Please start at the first line of the records beneath and quote each line exactly, ending with the line containing "2.17, 2.31, 2.38, 2.60, 2.79, 3.51, 4.14, 6.55, 7.25]".

Figure scripts
################
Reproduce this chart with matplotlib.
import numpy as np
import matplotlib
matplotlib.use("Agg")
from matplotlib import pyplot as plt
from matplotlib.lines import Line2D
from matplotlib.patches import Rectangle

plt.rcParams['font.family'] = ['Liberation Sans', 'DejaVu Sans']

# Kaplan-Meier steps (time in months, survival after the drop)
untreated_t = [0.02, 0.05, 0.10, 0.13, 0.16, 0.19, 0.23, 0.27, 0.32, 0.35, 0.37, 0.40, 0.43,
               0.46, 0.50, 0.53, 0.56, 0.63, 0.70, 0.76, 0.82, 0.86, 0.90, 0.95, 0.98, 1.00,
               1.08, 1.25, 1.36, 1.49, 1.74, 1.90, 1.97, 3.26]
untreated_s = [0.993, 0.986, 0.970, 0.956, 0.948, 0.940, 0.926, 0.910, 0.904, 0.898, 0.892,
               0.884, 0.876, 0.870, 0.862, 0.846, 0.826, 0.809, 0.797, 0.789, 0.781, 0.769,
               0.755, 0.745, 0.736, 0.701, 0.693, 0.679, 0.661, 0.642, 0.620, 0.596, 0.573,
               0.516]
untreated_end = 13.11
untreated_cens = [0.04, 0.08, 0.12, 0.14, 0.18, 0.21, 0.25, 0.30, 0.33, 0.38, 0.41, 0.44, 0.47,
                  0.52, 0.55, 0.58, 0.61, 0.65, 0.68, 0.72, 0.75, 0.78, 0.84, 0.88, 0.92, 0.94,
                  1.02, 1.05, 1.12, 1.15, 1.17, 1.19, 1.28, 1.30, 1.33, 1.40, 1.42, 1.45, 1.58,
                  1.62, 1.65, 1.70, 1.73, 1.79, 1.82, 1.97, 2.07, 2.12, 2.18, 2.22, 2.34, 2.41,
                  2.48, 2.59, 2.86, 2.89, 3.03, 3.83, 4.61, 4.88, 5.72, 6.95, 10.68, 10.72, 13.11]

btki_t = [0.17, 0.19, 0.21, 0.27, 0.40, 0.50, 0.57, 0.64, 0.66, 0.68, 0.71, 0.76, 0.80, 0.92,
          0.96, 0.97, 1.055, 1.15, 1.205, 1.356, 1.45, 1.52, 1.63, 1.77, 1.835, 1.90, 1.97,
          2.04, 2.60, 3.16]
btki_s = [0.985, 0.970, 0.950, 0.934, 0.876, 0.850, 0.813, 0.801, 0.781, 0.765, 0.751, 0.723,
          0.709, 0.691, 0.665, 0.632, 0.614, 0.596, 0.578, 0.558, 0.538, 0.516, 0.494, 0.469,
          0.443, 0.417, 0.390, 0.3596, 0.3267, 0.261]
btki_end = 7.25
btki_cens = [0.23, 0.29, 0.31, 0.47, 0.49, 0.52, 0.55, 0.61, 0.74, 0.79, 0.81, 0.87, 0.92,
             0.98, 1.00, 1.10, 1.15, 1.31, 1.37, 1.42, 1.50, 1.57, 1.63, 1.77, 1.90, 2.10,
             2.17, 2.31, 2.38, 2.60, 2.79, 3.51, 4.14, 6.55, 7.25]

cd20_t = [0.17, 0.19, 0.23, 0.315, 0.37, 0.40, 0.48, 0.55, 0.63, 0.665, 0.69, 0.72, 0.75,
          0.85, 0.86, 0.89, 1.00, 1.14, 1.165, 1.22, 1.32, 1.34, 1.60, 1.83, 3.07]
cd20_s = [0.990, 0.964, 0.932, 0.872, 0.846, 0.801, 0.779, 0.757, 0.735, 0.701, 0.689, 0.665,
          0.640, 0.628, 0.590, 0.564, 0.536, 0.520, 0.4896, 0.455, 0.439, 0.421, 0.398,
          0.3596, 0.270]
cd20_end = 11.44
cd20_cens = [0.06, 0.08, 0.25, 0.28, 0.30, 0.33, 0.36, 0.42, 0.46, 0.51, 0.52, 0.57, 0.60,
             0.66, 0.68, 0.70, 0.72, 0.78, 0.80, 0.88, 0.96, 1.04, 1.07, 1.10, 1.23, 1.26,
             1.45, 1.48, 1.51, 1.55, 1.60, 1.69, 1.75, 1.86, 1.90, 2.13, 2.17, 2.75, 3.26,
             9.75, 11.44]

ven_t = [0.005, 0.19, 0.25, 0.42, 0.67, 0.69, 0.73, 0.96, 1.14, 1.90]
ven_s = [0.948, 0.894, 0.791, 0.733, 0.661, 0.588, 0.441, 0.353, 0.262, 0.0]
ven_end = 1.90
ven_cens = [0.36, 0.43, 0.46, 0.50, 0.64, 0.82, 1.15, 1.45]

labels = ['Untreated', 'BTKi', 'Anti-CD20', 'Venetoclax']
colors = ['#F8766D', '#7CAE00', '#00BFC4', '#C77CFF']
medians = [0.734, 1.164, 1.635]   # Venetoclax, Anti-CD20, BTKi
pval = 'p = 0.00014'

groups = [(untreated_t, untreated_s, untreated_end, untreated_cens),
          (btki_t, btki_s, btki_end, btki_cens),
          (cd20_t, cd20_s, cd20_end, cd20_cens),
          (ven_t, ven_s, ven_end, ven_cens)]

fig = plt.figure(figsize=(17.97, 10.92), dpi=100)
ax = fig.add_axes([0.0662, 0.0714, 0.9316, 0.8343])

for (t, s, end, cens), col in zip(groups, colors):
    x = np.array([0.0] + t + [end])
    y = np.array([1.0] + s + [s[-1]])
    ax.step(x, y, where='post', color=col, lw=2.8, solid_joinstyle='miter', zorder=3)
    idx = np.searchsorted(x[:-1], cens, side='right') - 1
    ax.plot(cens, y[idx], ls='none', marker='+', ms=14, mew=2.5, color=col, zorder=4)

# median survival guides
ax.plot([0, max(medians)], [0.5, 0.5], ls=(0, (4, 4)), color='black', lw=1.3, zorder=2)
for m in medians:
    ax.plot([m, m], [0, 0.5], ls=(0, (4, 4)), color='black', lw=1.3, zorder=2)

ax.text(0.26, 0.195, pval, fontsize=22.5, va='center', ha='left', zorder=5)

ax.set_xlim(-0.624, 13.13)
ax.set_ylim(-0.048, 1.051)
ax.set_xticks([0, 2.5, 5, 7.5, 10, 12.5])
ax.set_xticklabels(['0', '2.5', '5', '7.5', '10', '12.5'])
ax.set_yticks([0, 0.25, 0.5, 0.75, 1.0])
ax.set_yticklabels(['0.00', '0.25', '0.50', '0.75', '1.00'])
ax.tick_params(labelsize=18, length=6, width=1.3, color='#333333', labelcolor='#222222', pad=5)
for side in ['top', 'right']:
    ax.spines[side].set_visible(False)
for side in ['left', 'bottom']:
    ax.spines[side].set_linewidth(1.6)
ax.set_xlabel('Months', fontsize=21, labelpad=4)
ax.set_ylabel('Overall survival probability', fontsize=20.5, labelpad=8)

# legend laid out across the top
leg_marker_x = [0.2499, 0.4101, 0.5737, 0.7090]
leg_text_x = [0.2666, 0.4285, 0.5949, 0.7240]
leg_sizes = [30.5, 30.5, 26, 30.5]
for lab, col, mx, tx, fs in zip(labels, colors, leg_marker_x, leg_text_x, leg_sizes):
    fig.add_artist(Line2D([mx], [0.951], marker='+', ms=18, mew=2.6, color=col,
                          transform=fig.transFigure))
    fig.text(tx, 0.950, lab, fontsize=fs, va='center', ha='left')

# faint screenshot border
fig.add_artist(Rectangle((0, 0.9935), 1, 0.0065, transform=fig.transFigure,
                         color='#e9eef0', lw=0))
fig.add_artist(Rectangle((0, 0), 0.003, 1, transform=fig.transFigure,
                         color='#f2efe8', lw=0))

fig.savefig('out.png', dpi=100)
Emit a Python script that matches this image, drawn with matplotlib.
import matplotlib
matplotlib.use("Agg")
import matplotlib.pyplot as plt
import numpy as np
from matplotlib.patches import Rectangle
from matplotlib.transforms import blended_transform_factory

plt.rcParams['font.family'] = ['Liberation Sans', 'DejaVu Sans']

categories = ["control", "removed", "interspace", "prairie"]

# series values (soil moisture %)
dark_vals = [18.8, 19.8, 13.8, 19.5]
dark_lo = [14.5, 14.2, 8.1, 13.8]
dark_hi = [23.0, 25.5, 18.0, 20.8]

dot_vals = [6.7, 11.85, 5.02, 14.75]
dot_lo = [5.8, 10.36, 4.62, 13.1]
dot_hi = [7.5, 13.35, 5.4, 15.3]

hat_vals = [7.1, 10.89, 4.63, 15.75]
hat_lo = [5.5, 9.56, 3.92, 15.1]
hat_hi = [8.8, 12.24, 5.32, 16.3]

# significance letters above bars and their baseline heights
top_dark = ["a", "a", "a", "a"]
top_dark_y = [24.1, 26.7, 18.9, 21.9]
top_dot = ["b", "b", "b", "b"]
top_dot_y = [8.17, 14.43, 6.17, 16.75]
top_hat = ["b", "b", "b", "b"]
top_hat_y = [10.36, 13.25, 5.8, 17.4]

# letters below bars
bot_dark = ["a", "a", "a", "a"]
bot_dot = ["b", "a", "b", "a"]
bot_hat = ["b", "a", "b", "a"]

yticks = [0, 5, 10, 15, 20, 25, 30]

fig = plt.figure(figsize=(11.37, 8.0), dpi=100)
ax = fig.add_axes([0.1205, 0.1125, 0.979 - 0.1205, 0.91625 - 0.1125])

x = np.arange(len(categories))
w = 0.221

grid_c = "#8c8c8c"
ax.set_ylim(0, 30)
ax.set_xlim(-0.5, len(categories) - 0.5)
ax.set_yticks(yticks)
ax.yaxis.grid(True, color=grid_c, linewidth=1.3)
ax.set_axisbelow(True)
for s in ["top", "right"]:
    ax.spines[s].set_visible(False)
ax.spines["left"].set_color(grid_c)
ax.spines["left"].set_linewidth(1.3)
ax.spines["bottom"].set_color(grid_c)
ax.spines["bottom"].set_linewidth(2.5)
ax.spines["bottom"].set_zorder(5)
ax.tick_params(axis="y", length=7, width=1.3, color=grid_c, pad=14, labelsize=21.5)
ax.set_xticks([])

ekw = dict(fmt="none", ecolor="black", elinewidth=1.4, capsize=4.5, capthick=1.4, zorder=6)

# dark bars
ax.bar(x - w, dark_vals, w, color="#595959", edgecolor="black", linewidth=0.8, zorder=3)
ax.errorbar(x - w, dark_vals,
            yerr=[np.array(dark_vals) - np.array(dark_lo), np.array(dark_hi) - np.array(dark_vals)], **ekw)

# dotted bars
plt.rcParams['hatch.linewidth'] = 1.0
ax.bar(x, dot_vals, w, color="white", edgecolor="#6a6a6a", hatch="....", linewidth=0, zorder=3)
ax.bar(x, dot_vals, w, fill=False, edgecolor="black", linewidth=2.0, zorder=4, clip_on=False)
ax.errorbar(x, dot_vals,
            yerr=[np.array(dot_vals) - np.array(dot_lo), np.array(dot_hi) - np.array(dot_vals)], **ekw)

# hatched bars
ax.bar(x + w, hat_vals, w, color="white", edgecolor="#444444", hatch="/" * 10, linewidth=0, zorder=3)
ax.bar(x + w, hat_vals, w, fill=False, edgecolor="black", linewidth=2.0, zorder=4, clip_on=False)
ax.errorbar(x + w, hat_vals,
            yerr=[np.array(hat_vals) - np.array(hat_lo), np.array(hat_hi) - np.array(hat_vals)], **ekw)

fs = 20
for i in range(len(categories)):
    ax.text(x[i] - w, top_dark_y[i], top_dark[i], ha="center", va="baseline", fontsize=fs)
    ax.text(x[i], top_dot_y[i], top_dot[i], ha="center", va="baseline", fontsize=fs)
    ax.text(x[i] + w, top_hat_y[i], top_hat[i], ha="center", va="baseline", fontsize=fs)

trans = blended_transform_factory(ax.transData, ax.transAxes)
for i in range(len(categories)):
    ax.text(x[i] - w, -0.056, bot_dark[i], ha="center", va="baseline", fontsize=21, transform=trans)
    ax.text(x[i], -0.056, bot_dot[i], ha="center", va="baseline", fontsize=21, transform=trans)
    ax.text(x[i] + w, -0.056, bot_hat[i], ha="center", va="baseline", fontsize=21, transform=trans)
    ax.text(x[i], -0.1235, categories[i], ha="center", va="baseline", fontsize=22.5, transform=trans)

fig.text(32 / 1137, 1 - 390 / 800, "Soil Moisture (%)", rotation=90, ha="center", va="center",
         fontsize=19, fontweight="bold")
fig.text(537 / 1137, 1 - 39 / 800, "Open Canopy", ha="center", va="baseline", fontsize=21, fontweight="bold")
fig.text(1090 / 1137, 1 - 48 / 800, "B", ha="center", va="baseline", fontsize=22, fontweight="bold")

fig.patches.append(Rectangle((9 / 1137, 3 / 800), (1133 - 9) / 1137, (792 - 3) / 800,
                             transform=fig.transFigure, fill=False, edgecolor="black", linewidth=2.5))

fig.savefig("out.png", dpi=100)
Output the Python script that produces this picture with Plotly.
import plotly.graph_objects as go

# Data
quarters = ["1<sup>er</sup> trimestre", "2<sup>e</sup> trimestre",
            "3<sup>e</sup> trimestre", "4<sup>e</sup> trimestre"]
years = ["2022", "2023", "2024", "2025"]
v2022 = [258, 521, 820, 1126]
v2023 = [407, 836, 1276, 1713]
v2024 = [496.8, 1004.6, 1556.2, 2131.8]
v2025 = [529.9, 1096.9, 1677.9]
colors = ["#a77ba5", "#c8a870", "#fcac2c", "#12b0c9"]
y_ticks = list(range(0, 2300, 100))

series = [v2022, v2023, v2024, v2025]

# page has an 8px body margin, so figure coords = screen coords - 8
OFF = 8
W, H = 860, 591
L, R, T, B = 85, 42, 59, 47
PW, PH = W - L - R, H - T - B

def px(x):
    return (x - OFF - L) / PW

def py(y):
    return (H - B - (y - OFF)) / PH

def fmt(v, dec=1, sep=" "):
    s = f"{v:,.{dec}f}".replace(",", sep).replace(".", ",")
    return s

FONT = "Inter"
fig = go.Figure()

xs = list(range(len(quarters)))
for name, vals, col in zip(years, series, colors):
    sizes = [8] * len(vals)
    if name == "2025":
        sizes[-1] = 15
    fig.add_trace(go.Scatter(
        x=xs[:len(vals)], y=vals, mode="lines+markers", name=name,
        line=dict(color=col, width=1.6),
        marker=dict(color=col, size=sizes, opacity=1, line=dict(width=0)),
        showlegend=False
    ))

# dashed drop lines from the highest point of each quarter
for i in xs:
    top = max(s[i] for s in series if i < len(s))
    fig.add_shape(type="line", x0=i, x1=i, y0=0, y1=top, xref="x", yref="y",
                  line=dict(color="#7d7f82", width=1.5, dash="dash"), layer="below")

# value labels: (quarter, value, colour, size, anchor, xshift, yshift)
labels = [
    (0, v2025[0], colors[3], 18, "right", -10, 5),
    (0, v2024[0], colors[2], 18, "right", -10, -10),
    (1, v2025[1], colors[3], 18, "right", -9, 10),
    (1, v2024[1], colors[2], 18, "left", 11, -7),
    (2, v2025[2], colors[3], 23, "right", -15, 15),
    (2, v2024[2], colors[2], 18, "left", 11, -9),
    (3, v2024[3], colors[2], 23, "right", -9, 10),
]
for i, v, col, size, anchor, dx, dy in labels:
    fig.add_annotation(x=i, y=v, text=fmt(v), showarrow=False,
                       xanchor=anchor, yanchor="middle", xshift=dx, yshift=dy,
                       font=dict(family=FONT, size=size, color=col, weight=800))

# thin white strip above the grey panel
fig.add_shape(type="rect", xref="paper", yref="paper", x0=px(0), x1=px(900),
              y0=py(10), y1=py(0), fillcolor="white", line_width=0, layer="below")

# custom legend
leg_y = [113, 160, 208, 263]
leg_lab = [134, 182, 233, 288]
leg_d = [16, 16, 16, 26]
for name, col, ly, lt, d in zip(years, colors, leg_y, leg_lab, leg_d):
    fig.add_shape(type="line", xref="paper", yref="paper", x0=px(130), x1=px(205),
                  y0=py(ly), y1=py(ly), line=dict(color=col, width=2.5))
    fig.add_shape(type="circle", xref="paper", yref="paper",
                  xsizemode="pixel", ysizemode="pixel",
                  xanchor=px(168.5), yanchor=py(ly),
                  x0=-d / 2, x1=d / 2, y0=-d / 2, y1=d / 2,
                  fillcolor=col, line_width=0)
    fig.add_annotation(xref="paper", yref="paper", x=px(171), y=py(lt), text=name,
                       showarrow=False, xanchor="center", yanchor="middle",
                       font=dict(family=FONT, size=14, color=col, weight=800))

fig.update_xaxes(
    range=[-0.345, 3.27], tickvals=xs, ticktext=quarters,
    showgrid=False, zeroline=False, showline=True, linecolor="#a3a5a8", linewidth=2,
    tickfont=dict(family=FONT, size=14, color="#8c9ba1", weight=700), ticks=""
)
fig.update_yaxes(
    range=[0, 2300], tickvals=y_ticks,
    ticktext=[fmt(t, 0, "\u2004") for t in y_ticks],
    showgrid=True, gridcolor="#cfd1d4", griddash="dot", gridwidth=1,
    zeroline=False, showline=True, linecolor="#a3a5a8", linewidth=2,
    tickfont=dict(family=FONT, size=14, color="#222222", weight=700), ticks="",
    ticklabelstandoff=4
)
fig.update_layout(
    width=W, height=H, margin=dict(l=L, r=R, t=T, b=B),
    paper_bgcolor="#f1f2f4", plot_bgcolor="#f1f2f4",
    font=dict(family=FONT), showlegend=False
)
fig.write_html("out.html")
################
EXERCISE OUTPUT:
Reproduce this chart with matplotlib.
import numpy as np
import matplotlib
matplotlib.use("Agg")
from matplotlib import pyplot as plt
from matplotlib.lines import Line2D
from matplotlib.patches import Rectangle

plt.rcParams['font.family'] = ['Liberation Sans', 'DejaVu Sans']

# Kaplan-Meier steps (time in months, survival after the drop)
untreated_t = [0.02, 0.05, 0.10, 0.13, 0.16, 0.19, 0.23, 0.27, 0.32, 0.35, 0.37, 0.40, 0.43,
               0.46, 0.50, 0.53, 0.56, 0.63, 0.70, 0.76, 0.82, 0.86, 0.90, 0.95, 0.98, 1.00,
               1.08, 1.25, 1.36, 1.49, 1.74, 1.90, 1.97, 3.26]
untreated_s = [0.993, 0.986, 0.970, 0.956, 0.948, 0.940, 0.926, 0.910, 0.904, 0.898, 0.892,
               0.884, 0.876, 0.870, 0.862, 0.846, 0.826, 0.809, 0.797, 0.789, 0.781, 0.769,
               0.755, 0.745, 0.736, 0.701, 0.693, 0.679, 0.661, 0.642, 0.620, 0.596, 0.573,
               0.516]
untreated_end = 13.11
untreated_cens = [0.04, 0.08, 0.12, 0.14, 0.18, 0.21, 0.25, 0.30, 0.33, 0.38, 0.41, 0.44, 0.47,
                  0.52, 0.55, 0.58, 0.61, 0.65, 0.68, 0.72, 0.75, 0.78, 0.84, 0.88, 0.92, 0.94,
                  1.02, 1.05, 1.12, 1.15, 1.17, 1.19, 1.28, 1.30, 1.33, 1.40, 1.42, 1.45, 1.58,
                  1.62, 1.65, 1.70, 1.73, 1.79, 1.82, 1.97, 2.07, 2.12, 2.18, 2.22, 2.34, 2.41,
                  2.48, 2.59, 2.86, 2.89, 3.03, 3.83, 4.61, 4.88, 5.72, 6.95, 10.68, 10.72, 13.11]

btki_t = [0.17, 0.19, 0.21, 0.27, 0.40, 0.50, 0.57, 0.64, 0.66, 0.68, 0.71, 0.76, 0.80, 0.92,
          0.96, 0.97, 1.055, 1.15, 1.205, 1.356, 1.45, 1.52, 1.63, 1.77, 1.835, 1.90, 1.97,
          2.04, 2.60, 3.16]
btki_s = [0.985, 0.970, 0.950, 0.934, 0.876, 0.850, 0.813, 0.801, 0.781, 0.765, 0.751, 0.723,
          0.709, 0.691, 0.665, 0.632, 0.614, 0.596, 0.578, 0.558, 0.538, 0.516, 0.494, 0.469,
          0.443, 0.417, 0.390, 0.3596, 0.3267, 0.261]
btki_end = 7.25
btki_cens = [0.23, 0.29, 0.31, 0.47, 0.49, 0.52, 0.55, 0.61, 0.74, 0.79, 0.81, 0.87, 0.92,
             0.98, 1.00, 1.10, 1.15, 1.31, 1.37, 1.42, 1.50, 1.57, 1.63, 1.77, 1.90, 2.10,
             2.17, 2.31, 2.38, 2.60, 2.79, 3.51, 4.14, 6.55, 7.25]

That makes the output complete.